GIVEN MATERIAL:
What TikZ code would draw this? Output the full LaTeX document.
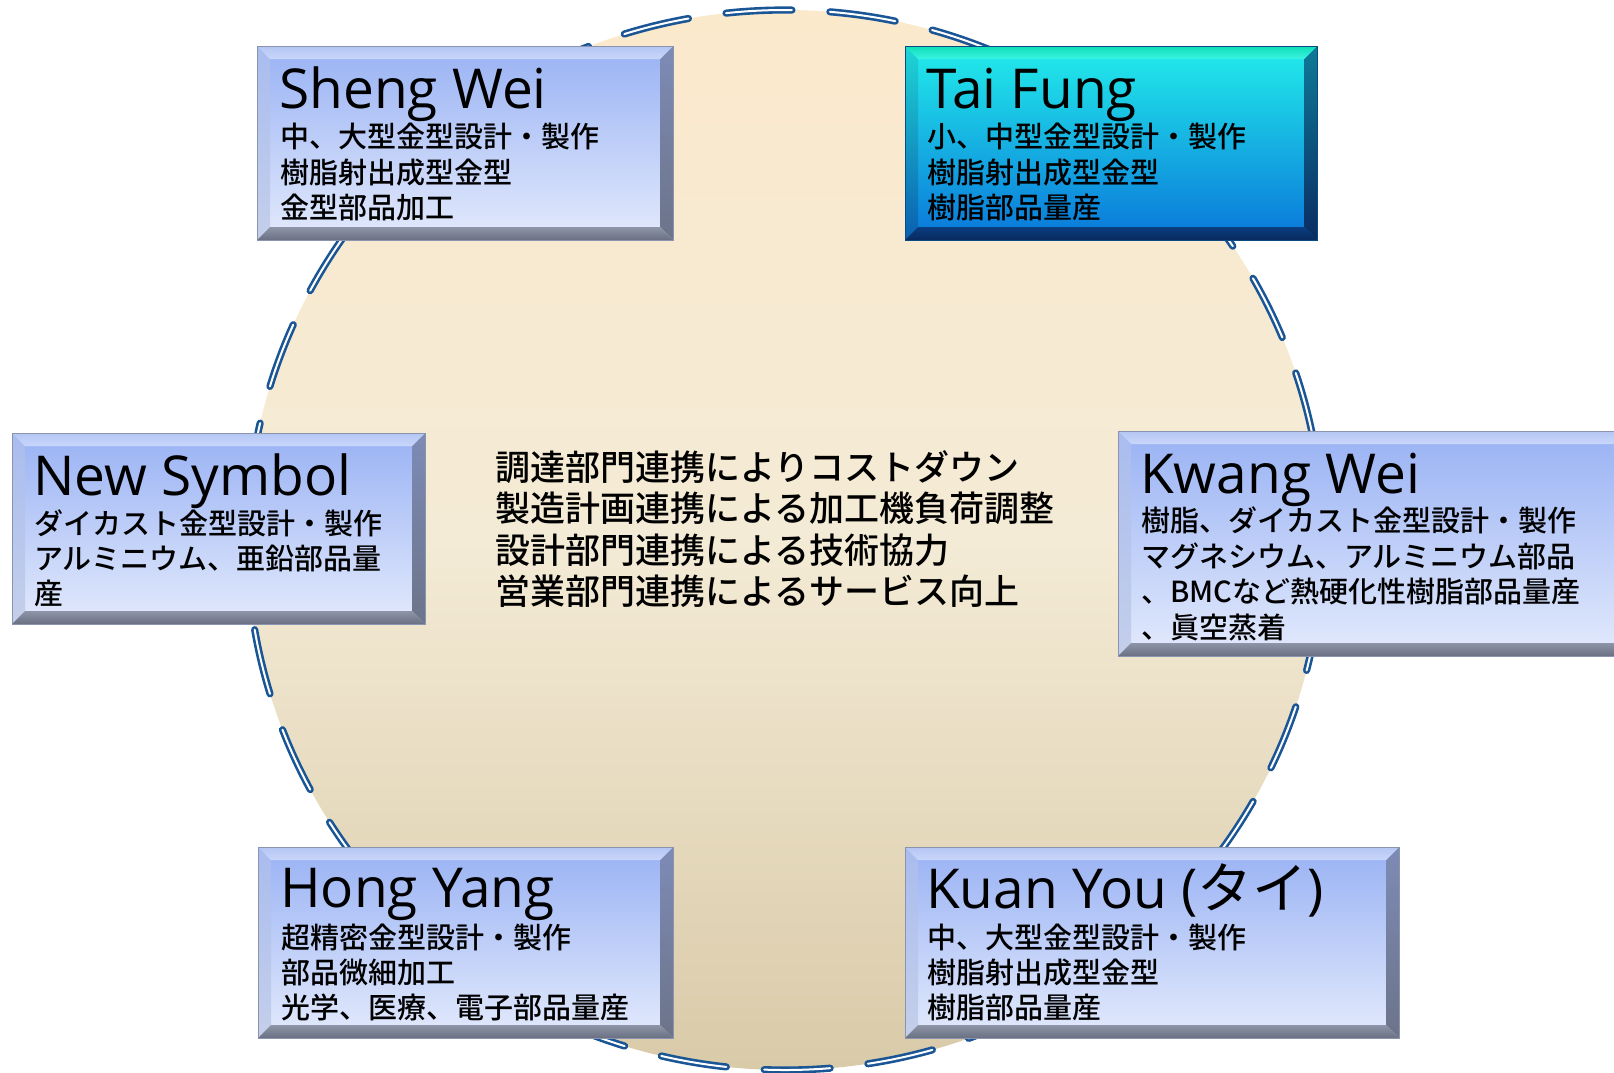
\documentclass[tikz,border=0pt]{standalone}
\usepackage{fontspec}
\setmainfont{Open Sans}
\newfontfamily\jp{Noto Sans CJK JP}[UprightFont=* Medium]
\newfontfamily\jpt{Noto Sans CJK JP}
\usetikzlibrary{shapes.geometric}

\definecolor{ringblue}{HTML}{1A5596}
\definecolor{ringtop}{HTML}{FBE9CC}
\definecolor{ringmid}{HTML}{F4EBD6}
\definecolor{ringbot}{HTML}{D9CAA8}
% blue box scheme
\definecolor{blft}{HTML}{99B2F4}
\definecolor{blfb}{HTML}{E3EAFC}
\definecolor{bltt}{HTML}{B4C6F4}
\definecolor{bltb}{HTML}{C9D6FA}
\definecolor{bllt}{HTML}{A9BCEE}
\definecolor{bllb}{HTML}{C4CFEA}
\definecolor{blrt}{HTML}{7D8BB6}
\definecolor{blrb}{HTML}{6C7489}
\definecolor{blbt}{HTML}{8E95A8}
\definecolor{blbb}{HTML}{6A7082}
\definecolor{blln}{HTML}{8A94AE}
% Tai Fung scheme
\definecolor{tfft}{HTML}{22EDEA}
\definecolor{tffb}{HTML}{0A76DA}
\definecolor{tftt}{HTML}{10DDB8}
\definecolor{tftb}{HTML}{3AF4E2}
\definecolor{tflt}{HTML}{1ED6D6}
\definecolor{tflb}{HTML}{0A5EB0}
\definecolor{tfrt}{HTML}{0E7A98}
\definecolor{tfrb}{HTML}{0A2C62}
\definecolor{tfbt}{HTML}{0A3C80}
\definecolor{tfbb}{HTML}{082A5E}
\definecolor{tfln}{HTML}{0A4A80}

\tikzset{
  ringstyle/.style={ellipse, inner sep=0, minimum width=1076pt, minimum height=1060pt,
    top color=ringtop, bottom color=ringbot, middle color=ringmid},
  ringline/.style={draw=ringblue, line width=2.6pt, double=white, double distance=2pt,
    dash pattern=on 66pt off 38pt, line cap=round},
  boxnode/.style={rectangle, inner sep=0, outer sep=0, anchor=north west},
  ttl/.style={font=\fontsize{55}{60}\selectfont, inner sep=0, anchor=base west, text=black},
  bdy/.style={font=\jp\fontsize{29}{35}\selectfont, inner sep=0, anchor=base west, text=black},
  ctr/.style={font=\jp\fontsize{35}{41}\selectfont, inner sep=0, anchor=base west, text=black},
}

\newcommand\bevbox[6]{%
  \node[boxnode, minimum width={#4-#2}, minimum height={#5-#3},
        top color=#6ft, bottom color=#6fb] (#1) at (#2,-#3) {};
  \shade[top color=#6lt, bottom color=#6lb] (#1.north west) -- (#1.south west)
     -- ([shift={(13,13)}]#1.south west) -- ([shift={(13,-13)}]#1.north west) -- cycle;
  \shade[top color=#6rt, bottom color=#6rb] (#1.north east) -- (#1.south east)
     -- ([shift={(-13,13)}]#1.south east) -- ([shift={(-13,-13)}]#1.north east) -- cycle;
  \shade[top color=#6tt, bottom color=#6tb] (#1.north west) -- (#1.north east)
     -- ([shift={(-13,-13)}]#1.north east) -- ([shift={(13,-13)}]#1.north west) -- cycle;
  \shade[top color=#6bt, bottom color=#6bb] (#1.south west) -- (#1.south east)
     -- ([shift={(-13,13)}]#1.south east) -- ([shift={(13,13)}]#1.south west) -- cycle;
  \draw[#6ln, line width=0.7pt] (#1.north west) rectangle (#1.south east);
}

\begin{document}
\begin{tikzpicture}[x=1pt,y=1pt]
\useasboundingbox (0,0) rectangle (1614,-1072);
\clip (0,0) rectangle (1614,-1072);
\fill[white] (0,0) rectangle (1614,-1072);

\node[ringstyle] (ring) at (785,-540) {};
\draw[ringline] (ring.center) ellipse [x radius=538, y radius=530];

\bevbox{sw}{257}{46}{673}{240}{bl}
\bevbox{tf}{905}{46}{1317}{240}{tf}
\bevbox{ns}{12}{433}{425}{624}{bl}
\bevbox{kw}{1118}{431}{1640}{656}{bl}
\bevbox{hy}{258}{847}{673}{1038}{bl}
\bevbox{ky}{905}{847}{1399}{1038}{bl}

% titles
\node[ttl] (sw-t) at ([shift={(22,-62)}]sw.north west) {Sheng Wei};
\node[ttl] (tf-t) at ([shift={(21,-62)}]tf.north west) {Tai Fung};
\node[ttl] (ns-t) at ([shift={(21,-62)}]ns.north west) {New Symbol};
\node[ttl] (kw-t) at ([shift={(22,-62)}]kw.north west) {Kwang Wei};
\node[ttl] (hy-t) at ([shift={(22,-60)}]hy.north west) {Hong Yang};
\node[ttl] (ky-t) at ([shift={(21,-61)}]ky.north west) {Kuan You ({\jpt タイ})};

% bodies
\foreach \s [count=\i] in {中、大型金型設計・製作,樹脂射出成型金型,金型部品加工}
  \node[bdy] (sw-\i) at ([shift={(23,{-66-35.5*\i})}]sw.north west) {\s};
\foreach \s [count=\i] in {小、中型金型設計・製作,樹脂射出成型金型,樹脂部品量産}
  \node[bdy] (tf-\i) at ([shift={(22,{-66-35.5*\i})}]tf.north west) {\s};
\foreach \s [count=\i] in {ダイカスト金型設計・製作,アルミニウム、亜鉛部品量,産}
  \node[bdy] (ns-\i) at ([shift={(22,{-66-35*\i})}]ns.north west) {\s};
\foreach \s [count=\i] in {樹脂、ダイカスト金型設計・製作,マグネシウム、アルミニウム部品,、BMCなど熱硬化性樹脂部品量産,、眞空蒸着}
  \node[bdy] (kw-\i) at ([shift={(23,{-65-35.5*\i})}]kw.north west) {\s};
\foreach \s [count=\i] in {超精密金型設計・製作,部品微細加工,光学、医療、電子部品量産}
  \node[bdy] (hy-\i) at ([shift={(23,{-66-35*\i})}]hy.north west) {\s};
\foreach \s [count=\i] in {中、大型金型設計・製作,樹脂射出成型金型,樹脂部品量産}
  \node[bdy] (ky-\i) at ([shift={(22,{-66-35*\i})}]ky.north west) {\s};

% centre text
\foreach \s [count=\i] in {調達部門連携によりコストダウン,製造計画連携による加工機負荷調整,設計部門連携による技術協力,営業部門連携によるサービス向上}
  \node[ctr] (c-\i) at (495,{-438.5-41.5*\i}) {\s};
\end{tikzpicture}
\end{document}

EXERCISE BRIEF: Transcribe the full listing above exactly, with the images removed.

IN RESPONSE:
What TikZ code would draw this? Output the full LaTeX document.
\documentclass[tikz,border=0pt]{standalone}
\usepackage{fontspec}
\setmainfont{Open Sans}
\newfontfamily\jp{Noto Sans CJK JP}[UprightFont=* Medium]
\newfontfamily\jpt{Noto Sans CJK JP}
\usetikzlibrary{shapes.geometric}

\definecolor{ringblue}{HTML}{1A5596}
\definecolor{ringtop}{HTML}{FBE9CC}
\definecolor{ringmid}{HTML}{F4EBD6}
\definecolor{ringbot}{HTML}{D9CAA8}
% blue box scheme
\definecolor{blft}{HTML}{99B2F4}
\definecolor{blfb}{HTML}{E3EAFC}
\definecolor{bltt}{HTML}{B4C6F4}
\definecolor{bltb}{HTML}{C9D6FA}
\definecolor{bllt}{HTML}{A9BCEE}
\definecolor{bllb}{HTML}{C4CFEA}
\definecolor{blrt}{HTML}{7D8BB6}
\definecolor{blrb}{HTML}{6C7489}
\definecolor{blbt}{HTML}{8E95A8}
\definecolor{blbb}{HTML}{6A7082}
\definecolor{blln}{HTML}{8A94AE}
% Tai Fung scheme
\definecolor{tfft}{HTML}{22EDEA}
\definecolor{tffb}{HTML}{0A76DA}
\definecolor{tftt}{HTML}{10DDB8}
\definecolor{tftb}{HTML}{3AF4E2}
\definecolor{tflt}{HTML}{1ED6D6}
\definecolor{tflb}{HTML}{0A5EB0}
\definecolor{tfrt}{HTML}{0E7A98}
\definecolor{tfrb}{HTML}{0A2C62}
\definecolor{tfbt}{HTML}{0A3C80}
\definecolor{tfbb}{HTML}{082A5E}
\definecolor{tfln}{HTML}{0A4A80}

\tikzset{
  ringstyle/.style={ellipse, inner sep=0, minimum width=1076pt, minimum height=1060pt,
    top color=ringtop, bottom color=ringbot, middle color=ringmid},
  ringline/.style={draw=ringblue, line width=2.6pt, double=white, double distance=2pt,
    dash pattern=on 66pt off 38pt, line cap=round},
  boxnode/.style={rectangle, inner sep=0, outer sep=0, anchor=north west},
  ttl/.style={font=\fontsize{55}{60}\selectfont, inner sep=0, anchor=base west, text=black},
  bdy/.style={font=\jp\fontsize{29}{35}\selectfont, inner sep=0, anchor=base west, text=black},
  ctr/.style={font=\jp\fontsize{35}{41}\selectfont, inner sep=0, anchor=base west, text=black},
}

\newcommand\bevbox[6]{%
  \node[boxnode, minimum width={#4-#2}, minimum height={#5-#3},
        top color=#6ft, bottom color=#6fb] (#1) at (#2,-#3) {};
  \shade[top color=#6lt, bottom color=#6lb] (#1.north west) -- (#1.south west)
     -- ([shift={(13,13)}]#1.south west) -- ([shift={(13,-13)}]#1.north west) -- cycle;
  \shade[top color=#6rt, bottom color=#6rb] (#1.north east) -- (#1.south east)
     -- ([shift={(-13,13)}]#1.south east) -- ([shift={(-13,-13)}]#1.north east) -- cycle;
  \shade[top color=#6tt, bottom color=#6tb] (#1.north west) -- (#1.north east)
     -- ([shift={(-13,-13)}]#1.north east) -- ([shift={(13,-13)}]#1.north west) -- cycle;
  \shade[top color=#6bt, bottom color=#6bb] (#1.south west) -- (#1.south east)
     -- ([shift={(-13,13)}]#1.south east) -- ([shift={(13,13)}]#1.south west) -- cycle;
  \draw[#6ln, line width=0.7pt] (#1.north west) rectangle (#1.south east);
}

\begin{document}
\begin{tikzpicture}[x=1pt,y=1pt]
\useasboundingbox (0,0) rectangle (1614,-1072);
\clip (0,0) rectangle (1614,-1072);
\fill[white] (0,0) rectangle (1614,-1072);

\node[ringstyle] (ring) at (785,-540) {};
\draw[ringline] (ring.center) ellipse [x radius=538, y radius=530];

\bevbox{sw}{257}{46}{673}{240}{bl}
\bevbox{tf}{905}{46}{1317}{240}{tf}
\bevbox{ns}{12}{433}{425}{624}{bl}
\bevbox{kw}{1118}{431}{1640}{656}{bl}
\bevbox{hy}{258}{847}{673}{1038}{bl}
\bevbox{ky}{905}{847}{1399}{1038}{bl}

% titles
\node[ttl] (sw-t) at ([shift={(22,-62)}]sw.north west) {Sheng Wei};
\node[ttl] (tf-t) at ([shift={(21,-62)}]tf.north west) {Tai Fung};
\node[ttl] (ns-t) at ([shift={(21,-62)}]ns.north west) {New Symbol};
\node[ttl] (kw-t) at ([shift={(22,-62)}]kw.north west) {Kwang Wei};
\node[ttl] (hy-t) at ([shift={(22,-60)}]hy.north west) {Hong Yang};
\node[ttl] (ky-t) at ([shift={(21,-61)}]ky.north west) {Kuan You ({\jpt タイ})};

% bodies
\foreach \s [count=\i] in {中、大型金型設計・製作,樹脂射出成型金型,金型部品加工}
  \node[bdy] (sw-\i) at ([shift={(23,{-66-35.5*\i})}]sw.north west) {\s};
\foreach \s [count=\i] in {小、中型金型設計・製作,樹脂射出成型金型,樹脂部品量産}
  \node[bdy] (tf-\i) at ([shift={(22,{-66-35.5*\i})}]tf.north west) {\s};
\foreach \s [count=\i] in {ダイカスト金型設計・製作,アルミニウム、亜鉛部品量,産}
  \node[bdy] (ns-\i) at ([shift={(22,{-66-35*\i})}]ns.north west) {\s};
\foreach \s [count=\i] in {樹脂、ダイカスト金型設計・製作,マグネシウム、アルミニウム部品,、BMCなど熱硬化性樹脂部品量産,、眞空蒸着}
  \node[bdy] (kw-\i) at ([shift={(23,{-65-35.5*\i})}]kw.north west) {\s};
\foreach \s [count=\i] in {超精密金型設計・製作,部品微細加工,光学、医療、電子部品量産}
  \node[bdy] (hy-\i) at ([shift={(23,{-66-35*\i})}]hy.north west) {\s};
\foreach \s [count=\i] in {中、大型金型設計・製作,樹脂射出成型金型,樹脂部品量産}
  \node[bdy] (ky-\i) at ([shift={(22,{-66-35*\i})}]ky.north west) {\s};

% centre text
\foreach \s [count=\i] in {調達部門連携によりコストダウン,製造計画連携による加工機負荷調整,設計部門連携による技術協力,営業部門連携によるサービス向上}
  \node[ctr] (c-\i) at (495,{-438.5-41.5*\i}) {\s};
\end{tikzpicture}
\end{document}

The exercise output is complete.